The Love Boats
- Author: Jeraldine Saunders
- Language: English
- Published: September 1974 (Pinnacle Books)

= The Love Boats =

Novel by Jeraldine Saunders

The Love Boats is a 1974 autobiography by American writer Jeraldine Saunders based on her experiences working as a cruise hostess. The book served as the inspiration of The Love Boat.

==Publication history==
Pinnacle Books slated the autobiography's release for September 1973, but the release was delayed until September 1974, when it was published by Pinnacle's imprint Drake Books.

The first paperback edition was published in August 1975. A second printing was released in September 1976, with the cover advertising the book as, "the naughty but funny novel that has now become the star-studded ABC-TV Special!"
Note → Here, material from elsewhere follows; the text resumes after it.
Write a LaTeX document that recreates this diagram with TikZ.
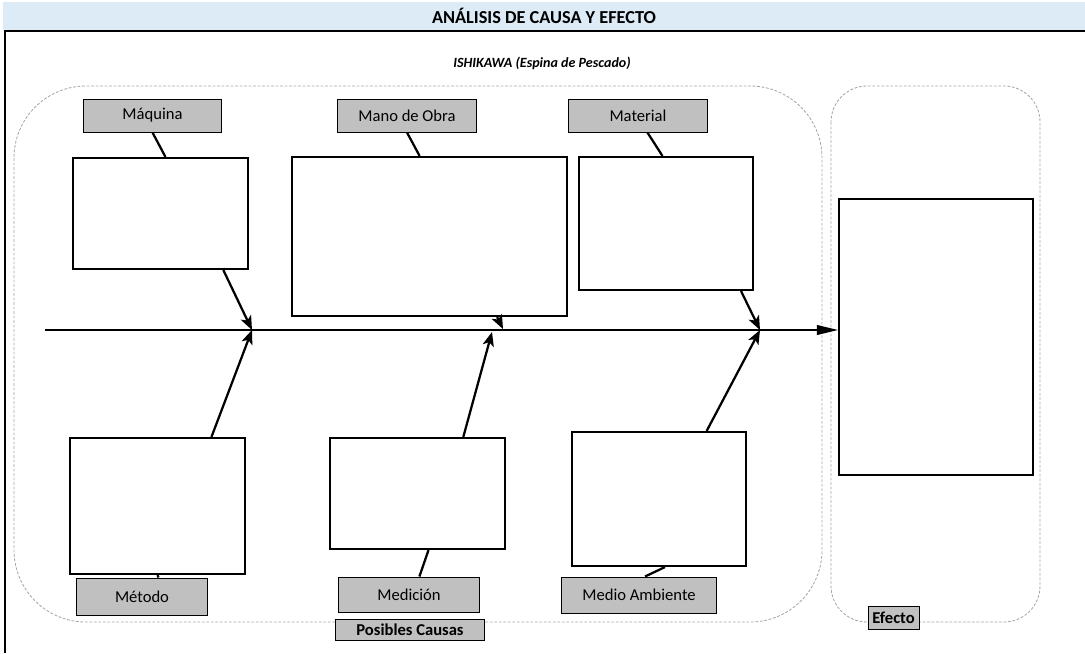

In 1998, the book was reprinted by Llewellyn Publishing, being retitled The Love Boats: Above and Below Decks with Jeraldine Saunders, and was toted as The Real Life Story of the Creator of "The Love Boat". The book was expanded upon with more stories from Saunders' career as a cruise ship director.

==Reception==
Irving Shulman called The Love Boats "as much fun as a trip around the world". Similarly, The Los Angeles Times said it was full of "exotic ports, erotic games on a sea of sun, sex, and booze!" The Desert Sun called it "the book to read."

==Adaptation==
The Love Boats inspired the American romantic comedy-drama television series The Love Boat.

In September 1974, it was reported that Universal Pictures had purchased the film rights to the novel. In May 1976, it was announced that ABC would adapt the book into a two hour long TV movie. The film was shot aboard Princess Cruises' Sun Princess during a four-day cruise to Ensenada, Baja California. Prior to the release, it was decided to treat the film as a pilot, and ABC ordered a second pilot to be shot. The film premiered on Friday, September 17, 1976, and was well received.

The second pilot film, entitled Love Boat II, was filmed during a December 1976, 10-day cruise to Puerto Vallarta and Acapulco. It premiered on Friday, January 21, 1977.